When fetching a collection of SKUs with a market in scope only the SKUs that are sellable in that market are returned. To be sellable in a market an SKU must have a price in the market's price list and at least one stock item in one of the market's stock locations, regardless of its quantity.

Sales channels require a market in scope when requesting their access tokens to perform the permitted CRUD actions. If the market in scope is associated with a customer group, it becomes private and can be accessed only by the customers belonging to the group — in that case, to get your token you must use the password flow.

Putting a store in scope

By including a store scope in the access token request — store:id:bGvCXzYgNB — all the resources (e.g. SKUs, prices) you fetch are automatically filtered by the market the store is associated with, orders are associated with the store in scope, and the returned available payment methods are the store's ones (if any, otherwise the associated market ones). When calculating the stock availability, the associated market stock locations hierarchy is extended by adding the store's stock location (if any) as the one with the highest priority and increasing by 1 the inventory model's stock locations cutoff value.

{
  "grant_type": "{{authorization_grant}}",
  "client_id": "{{your_client_id}}",
  ...,
  "scope": "store:id:bGvCXzYgNB"
}

When putting a store in scope, there's no need to specify the associated market, which is inherited from the store itself. Only one store in scope is allowed, if you put multiple store in scope the API responds with a 400 Bad Request error code.

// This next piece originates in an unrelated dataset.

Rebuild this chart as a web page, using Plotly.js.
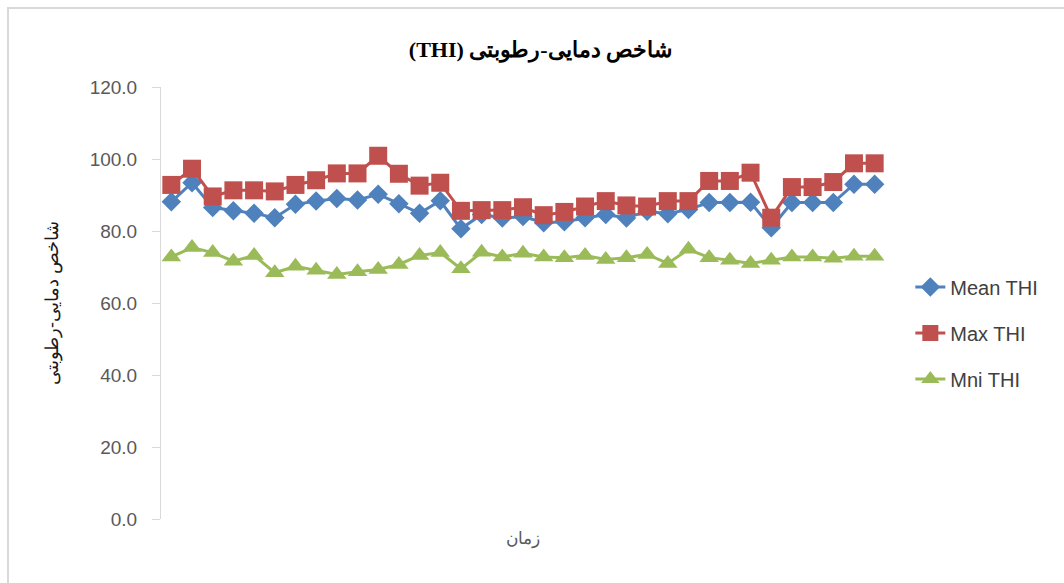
<!DOCTYPE html>
<html>
<head>
<meta charset="utf-8">
<script src="https://cdn.plot.ly/plotly-3.0.1.min.js"></script>
<style>
html,body{margin:0;padding:0;background:#fff;}
#wrap{position:relative;width:1064px;height:583px;overflow:hidden;}
#chart{position:absolute;left:0;top:0;width:1064px;height:583px;}
#frame{position:absolute;left:7px;top:7px;width:1200px;height:700px;border:2px solid #d9d9d9;box-sizing:border-box;pointer-events:none;}
</style>
</head>
<body>
<div id="wrap"><div id="chart"></div><div id="frame"></div></div>
<script>
const days = ["1","2","3","4","5","6","7","8","9","10","11","12","13","14","15","16","17","18","19","20","21","22","23","24","25","26","27","28","29","30","31","32","33","34","35"];
const meanTHI = [88.1, 93.4, 86.5, 85.6, 84.9, 83.7, 87.4, 88.3, 89.0, 88.6, 90.2, 87.6, 84.9, 88.4, 80.6, 84.6, 83.6, 84.0, 82.3, 82.6, 83.7, 84.6, 83.6, 85.5, 84.8, 86.0, 87.9, 87.9, 88.0, 80.9, 87.9, 87.9, 87.9, 93.0, 93.0];
const maxTHI = [92.8, 97.3, 89.6, 91.3, 91.3, 91.0, 92.8, 94.1, 96.0, 96.0, 100.9, 95.9, 92.6, 93.4, 85.6, 85.8, 85.8, 86.6, 84.4, 85.3, 86.8, 88.3, 87.1, 86.8, 88.3, 88.3, 93.9, 93.9, 96.2, 83.7, 92.2, 92.2, 93.6, 98.8, 98.8];
const minTHI = [72.8, 75.4, 74.0, 71.6, 73.2, 68.4, 70.2, 69.1, 67.9, 68.7, 69.3, 70.7, 73.2, 74.0, 69.5, 74.1, 72.8, 73.8, 72.8, 72.6, 73.2, 72.1, 72.6, 73.5, 71.0, 74.9, 72.6, 71.9, 71.0, 71.9, 72.8, 72.8, 72.4, 73.0, 73.0];
const seriesNames = ["Mean THI", "Max THI", "Mni THI"];
const titleText = "(THI) شاخص دمایی-رطوبتی";
const yTitle = "شاخص دمایی-رطوبتی";
const xTitle = "زمان";

const traces = [
  {x: days, y: meanTHI, name: seriesNames[0], legendgroup: "a", type: "scatter", mode: "lines+markers",
   line: {color: "#4f81bd", width: 3}, marker: {symbol: "diamond", size: 15, color: "#4f81bd"}},
  {x: days, y: maxTHI, name: seriesNames[1], legendgroup: "b", type: "scatter", mode: "lines+markers",
   line: {color: "#c0504d", width: 3}, marker: {symbol: "square", size: 18, color: "#c0504d"}},
  {x: days, y: minTHI, name: seriesNames[2], legendgroup: "c", type: "scatter", mode: "lines+markers",
   line: {color: "#9bbb59", width: 3}, marker: {symbol: "triangle-up", size: 17, color: "#9bbb59"}}
];

const layout = {
  width: 1064, height: 583,
  margin: {l: 161, r: 178.5, t: 87, b: 64},
  paper_bgcolor: "rgba(0,0,0,0)", plot_bgcolor: "rgba(0,0,0,0)",
  font: {family: "Liberation Sans, Arial, sans-serif", color: "#595959"},
  title: {text: titleText, x: 0.508, xanchor: "center", y: 0.915, yanchor: "middle",
          font: {family: "Liberation Serif, Times New Roman, serif", size: 22, color: "#000000", weight: "bold"}},
  xaxis: {type: "category", range: [-0.5, 34.5], showticklabels: false, showline: false, showgrid: false,
          zeroline: false, ticks: "",
          title: {text: xTitle, standoff: 13, font: {size: 17, color: "#595959"}}},
  yaxis: {range: [0, 120], dtick: 20, tick0: 0, tickformat: ".1f", showgrid: false, zeroline: false,
          showline: true, linecolor: "#d9d9d9", linewidth: 1, ticks: "outside", ticklen: 8, tickcolor: "#d9d9d9",
          ticklabelstandoff: 11,
          tickfont: {size: 19, color: "#595959"},
          title: {text: yTitle, standoff: 26, font: {size: 18, color: "#1a1a1a"}}},
  legend: {x: 1.035, xanchor: "left", y: 0.4306, yanchor: "middle", traceorder: "grouped", tracegroupgap: 17,
           font: {size: 20, color: "#404040"}, bgcolor: "rgba(0,0,0,0)"},
  showlegend: true
};

Plotly.newPlot("chart", traces, layout, {displayModeBar: false, staticPlot: true});
</script>
</body>
</html>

Putting a stock location in scope

By including a stock location scope in the access token request — stock_location:id:WLgbSXqyoZ — the stock is restricted to the SKUs available in that specific stock location.

{
  "grant_type": "{{authorization_grant}}",
  "client_id": "{{your_client_id}}",
  ...,
  "scope": "market:id:xYZkjABcde stock_location:id:WLgbSXqyoZ"
}

When putting a stock location in scope, adding the associated market in the access token request is mandatory. If the market scope is missing or the stock location doesn't belong to the market in scope the API responds with a 400 Bad Request error code.